You might have missed the CMBX 6 BBB- boat. Or maybe you just didn’t like it as a “blunt” expression of the brick and mortar short. You liked individual name CDS better. And that’s fine. To each his own.
But I’m kinda starting to think that being bearish on physical retailers is a trade that’s going to work regardless of how it’s expressed. Sure, it sounds impressive when you get to use the word “tranche” while bragging to your friends at a lower Manhattan bar (the female hangerson will be impressed too because they won’t know what a “tranche” is but they’ll know it’s paying for their Aviations), but the way things are looking, just plain vanilla options might end up working just as well.

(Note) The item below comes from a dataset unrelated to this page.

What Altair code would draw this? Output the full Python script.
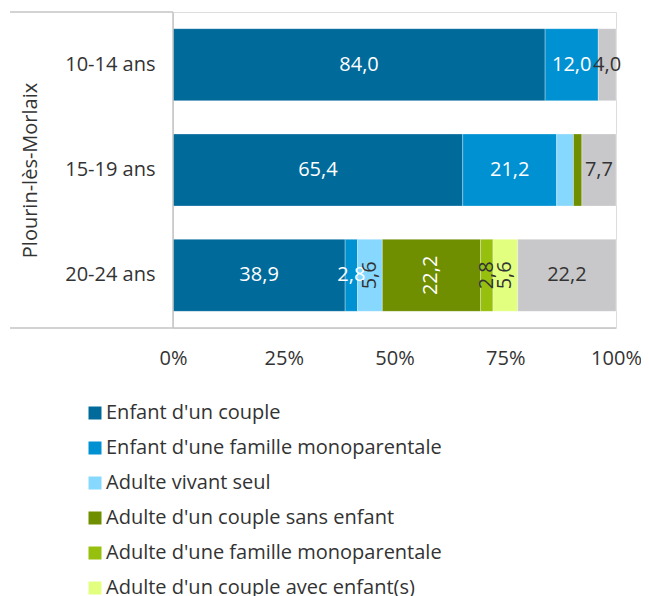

Look at these visuals out earlier this week from Deutsche Bank:
Check out the accompanying color on that second one:
Worse still, the threat from ecommerce is accelerating. For instance, in Figure 7 we show that in 2016, non-store retailing, as measured by NAICS 454 accounted for 16.9% of total retail sales excluding autos and gas. This was a 110 bps increase in penetration from 15.8% in 2015. Amazingly, that 110 bps increase in the percent of sales was the biggest acceleration in non-store retailing since we have data going back to 1993, and was as big as the prior two years combined. In other words, non-store retailing is big and getting bigger, at an accelerating pace. We believe that e-commerce accounts for about 70% of non-store retailing. On a year over year basis, non-store retailing grew 11.5%, a significantly faster growth rate versus the 7.0% increase in 2015 and in fact the largest increase since 2005, when the category was half as big as it is now.
Are there any further questions here? I mean, there’s a lot more in the cited note but goddamn, do you really need to hear anything else when it comes to formulating a thesis about brick and mortar?